I have also found some function definition embedded inside the Haskell platform. but the problem is I need a neat and understandable way to make it work.
Anyone can help me with that?
Assuming you're talking about union :: Eq a => [a] -> [a] -> [a] which takes two input lists and returns a third list which contains all of the elements of each argument list, then it's defined in Data.List which is in the base package.
In the source it's divided into two functions, the generalized function unionBy which takes a custom definition of equality (a function of type equal to (==) :: a -> a -> Bool) and then defines the one that uses the Eq typeclass by passing in (==) as a concrete implementation of equality.

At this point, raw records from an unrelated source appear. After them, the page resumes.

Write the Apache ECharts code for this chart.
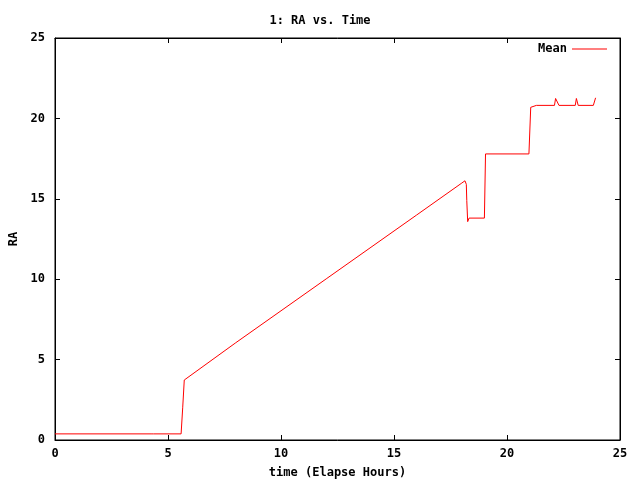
<!DOCTYPE html>
<html>
<head>
<meta charset="utf-8">
<script src="https://cdn.jsdelivr.net/npm/echarts@6/dist/echarts.min.js"></script>
<style>html,body{margin:0;padding:0;background:#fff}#c{width:640px;height:480px}</style>
</head>
<body>
<div id="c"></div>
<script>
const titleText = "1: RA vs. Time";
const seriesName = "Mean";
const xTicks = [0, 5, 10, 15, 20, 25];
const yTicks = [0, 5, 10, 15, 20, 25];
const timeVals = [0, 4.25, 4.3, 4.35, 5.58, 5.65, 5.72, 5.78, 8, 12, 16, 18.0, 18.14, 18.2, 18.22, 18.26, 18.28, 18.32, 19.0, 19.05, 20.97, 21.05, 21.3, 22.1, 22.15, 22.22, 22.3, 23.02, 23.07, 23.15, 23.82, 23.92];
const raVals   = [0.38, 0.38, 0.3, 0.38, 0.38, 2.0, 3.73, 3.84, 6.05, 10.02, 13.99, 15.98, 16.12, 15.9, 14.9, 13.58, 13.55, 13.8, 13.8, 17.79, 17.79, 20.69, 20.81, 20.81, 21.24, 21.24, 20.81, 20.81, 21.24, 20.81, 20.81, 21.28];

const font = "DejaVu Sans Mono";
const data = timeVals.map((t, i) => [t, raVals[i]]);
const chart = echarts.init(document.getElementById('c'));
const lbl = {fontFamily: font, fontWeight: 'bold', fontSize: 12, color: '#000'};
const axLine = {show: true, onZero: false, lineStyle: {color: '#000'}};
const axTick = {inside: true, length: 5, lineStyle: {color: '#000'}};
chart.setOption({
  animation: false,
  backgroundColor: '#fff',
  title: {text: titleText, left: 'center', top: 10, textStyle: Object.assign({}, lbl)},
  legend: {
    data: [seriesName], right: 28, top: 38, align: 'right',
    icon: 'rect', itemWidth: 35, itemHeight: 1, itemGap: 0,
    textStyle: Object.assign({}, lbl, {padding: [0, 0, 0, 0]})
  },
  grid: {left: 55, right: 20, top: 38, bottom: 40, show: true, borderColor: '#000', borderWidth: 1,
         containLabel: false, outerBoundsMode: 'none'},
  xAxis: [{
    type: 'value', min: xTicks[0], max: xTicks[xTicks.length - 1], interval: 5,
    name: 'time (Elapse Hours)', nameLocation: 'middle', nameGap: 27, nameTextStyle: lbl,
    axisLine: axLine, axisTick: axTick,
    axisLabel: Object.assign({margin: 8}, lbl), splitLine: {show: false}
  }, {
    type: 'value', position: 'top', min: xTicks[0], max: xTicks[xTicks.length - 1], interval: 5,
    axisLine: axLine, axisTick: axTick,
    axisLabel: {show: false}, splitLine: {show: false}
  }],
  yAxis: [{
    type: 'value', min: yTicks[0], max: yTicks[yTicks.length - 1], interval: 5,
    name: 'RA', nameLocation: 'middle', nameGap: 35, nameTextStyle: lbl,
    axisLine: axLine, axisTick: axTick,
    axisLabel: Object.assign({margin: 10}, lbl), splitLine: {show: false}
  }, {
    type: 'value', position: 'right', min: yTicks[0], max: yTicks[yTicks.length - 1], interval: 5,
    axisLine: axLine, axisTick: axTick,
    axisLabel: {show: false}, splitLine: {show: false}
  }],
  series: [{
    name: seriesName, type: 'line', data: data, showSymbol: false, symbol: 'none',
    color: '#ff0000', lineStyle: {color: '#ff0000', width: 1}
  }]
});
</script>
</body>
</html>
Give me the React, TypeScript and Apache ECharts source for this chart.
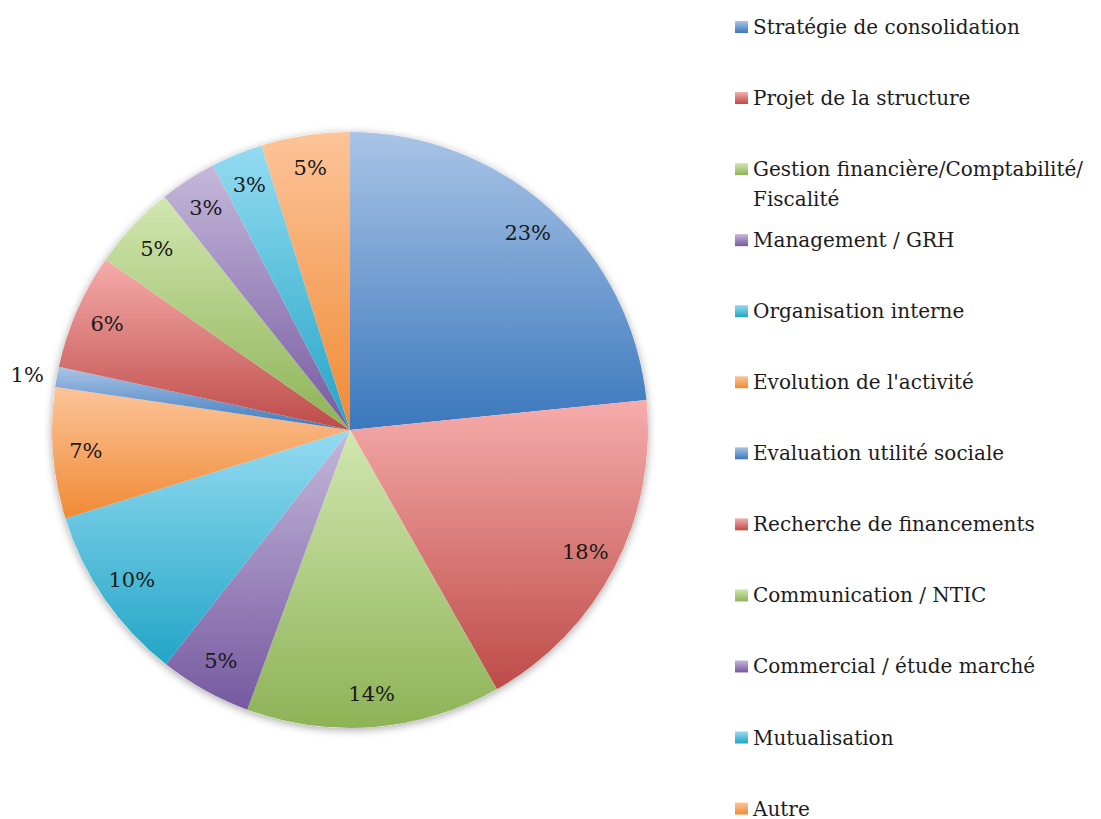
import React, { useEffect, useRef } from "react";
import * as echarts from "echarts";

const categories = [
  "Stratégie de consolidation",
  "Projet de la structure",
  "Gestion financière/Comptabilité/\nFiscalité",
  "Management / GRH",
  "Organisation interne",
  "Evolution de l'activité",
  "Evaluation utilité sociale",
  "Recherche de financements",
  "Communication / NTIC",
  "Commercial / étude marché",
  "Mutualisation",
  "Autre",
];

const values = [23.4, 18.4, 13.8, 5.0, 9.6, 7.1, 1.1, 6.3, 4.6, 3.1, 2.8, 4.8];

const topColors = ["#a9c4e6", "#f6acab", "#d1e7b0", "#c4b8da", "#94dbf1", "#fcc499"];
const bottomColors = ["#3b78bd", "#bd4b48", "#8db356", "#7659a0", "#22a5c6", "#f08a35"];

const outsideLabelIndex = 6;

const FONT = "DejaVu Serif";

function gradient(i: number) {
  const k = i % topColors.length;
  return {
    type: "linear",
    x: 0,
    y: 0,
    x2: 0,
    y2: 1,
    colorStops: [
      { offset: 0, color: topColors[k] },
      { offset: 1, color: bottomColors[k] },
    ],
  };
}

export default function App() {
  const ref = useRef<HTMLDivElement>(null);

  useEffect(() => {
    if (!ref.current) return;
    const chart = echarts.init(ref.current, null, { renderer: "svg" });

    const cx = 350;
    const cy = 430;
    const R = 298;

    const mainData = categories.map((name, i) => ({
      name,
      value: values[i],
      itemStyle: { color: gradient(i) },
    }));

    const labelData = categories.map((name, i) => {
      const d: any = { name, value: values[i] };
      if (i === outsideLabelIndex) {
        d.label = { position: "outside" };
        d.labelLine = { show: false, length: 8, length2: 0 };
      }
      return d;
    });

    const legendTop0 = 26;
    const legendStep = 71.05;
    const lineH = 30;

    const legends = categories.map((name, i) => {
      const extra = name.split("\n").length - 1;
      return {
        data: [name],
        orient: "vertical",
        left: 735,
        top: legendTop0 + legendStep * i - 14 - extra * lineH,
        padding: 0,
        itemWidth: 13,
        itemHeight: 12,
        icon: "rect",
        selectedMode: false,
        // prepend empty lines so the icon lines up with the first text line
        formatter: (n: string) => "\n".repeat(extra) + n,
        textStyle: {
          fontFamily: FONT,
          fontSize: 20,
          color: "#1c1c1c",
          lineHeight: lineH,
        },
      };
    });

    chart.setOption({
      animation: false,
      backgroundColor: "#ffffff",
      legend: legends,
      graphic: {
        elements: [
          {
            type: "circle",
            z: 0,
            silent: true,
            shape: { cx, cy, r: R },
            style: {
              fill: "#ffffff",
              shadowBlur: 8,
              shadowColor: "rgba(0,0,0,0.35)",
              shadowOffsetY: 2,
            },
          },
        ],
      },
      series: [
        {
          type: "pie",
          center: [cx, cy],
          radius: [0, R],
          startAngle: 90,
          clockwise: true,
          avoidLabelOverlap: false,
          silent: true,
          label: { show: false },
          labelLine: { show: false },
          itemStyle: { borderWidth: 0 },
          data: mainData,
        },
        {
          type: "pie",
          center: [cx, cy],
          radius: [226, R],
          startAngle: 90,
          clockwise: true,
          avoidLabelOverlap: false,
          silent: true,
          itemStyle: { color: "rgba(0,0,0,0)", borderWidth: 0 },
          label: {
            show: true,
            position: "inside",
            fontFamily: FONT,
            fontSize: 21,
            color: "#1a1a1a",
            formatter: (p: any) => Math.round(p.percent) + "%",
          },
          labelLine: { show: false },
          data: labelData,
        },
      ],
    });

    return () => chart.dispose();
  }, []);

  return (
    <div
      ref={ref}
      style={{ position: "fixed", left: 0, top: 0, width: 1101, height: 819 }}
    />
  );
}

union :: (Eq a) => [a] -> [a] -> [a]
union = unionBy (==)
We can substitute (==) into the unionBy code, though, as Haskell lets us use equational reasoning.
union = unionBy (==)
-- so...
union :: Eq a => [a] -> [a] -> [a]
union xs ys = xs ++ foldl (flip (deleteBy (==))) (nubBy (==) ys) xs
This same pattern occurs twice more in the definition of unionBy in deleteBy and nubBy, both of which follow the same convention. delete removes an element from a list and nub returns a list of unique elements. We'll simplify the definition again to eliminate all traces of (==) and simply assume that the elements a have Eq defined.
union xs ys = xs ++ foldl (flip delete) (nub ys) xs
Now the definition is perhaps more readable. The union of xs and ys is xs appended to the unique ("nubbed") values of ys which have been processed by foldl (flip delete) _ xs. The net result of that foldl is to one by one try to delete each element of xs from (nub ys). What that ends up meaning is that union xs ys is xs appended to each unique element from ys less those in xs.
As an aside, with this source in hand we can notice some quirky behavior of union such as how it treats duplicates in the first argument differently from the second argument
union [1,1,2] [2] == [1,1,2]
union [2] [1,1,2] == [2,1]
which is a bit of a letdown, a result of using [] to represent a Set-like notion of union. However, if we view the results using Set.fromList then we're fine.
xs, ys :: Eq a => [a]
Set.fromList (xs `union` ys) == Set.fromList xs `Set.union` Set.fromList ys
which also gives us another definition of union
union xs ys = Set.toList (Set.fromList xs `Set.union` Set.fromList ys)
So how does that foldl trick work? Let's unpack the definition of foldl to see, again abusing equational reasoning.
union xs ys = xs ++ (case xs of
[] -> nub ys
(x:xs') -> foldl (flip delete) (delete x (nub ys)) xs'
)
which should make the trick more evident—it cycles over the elements of xs, deleting them one by one from (nub ys).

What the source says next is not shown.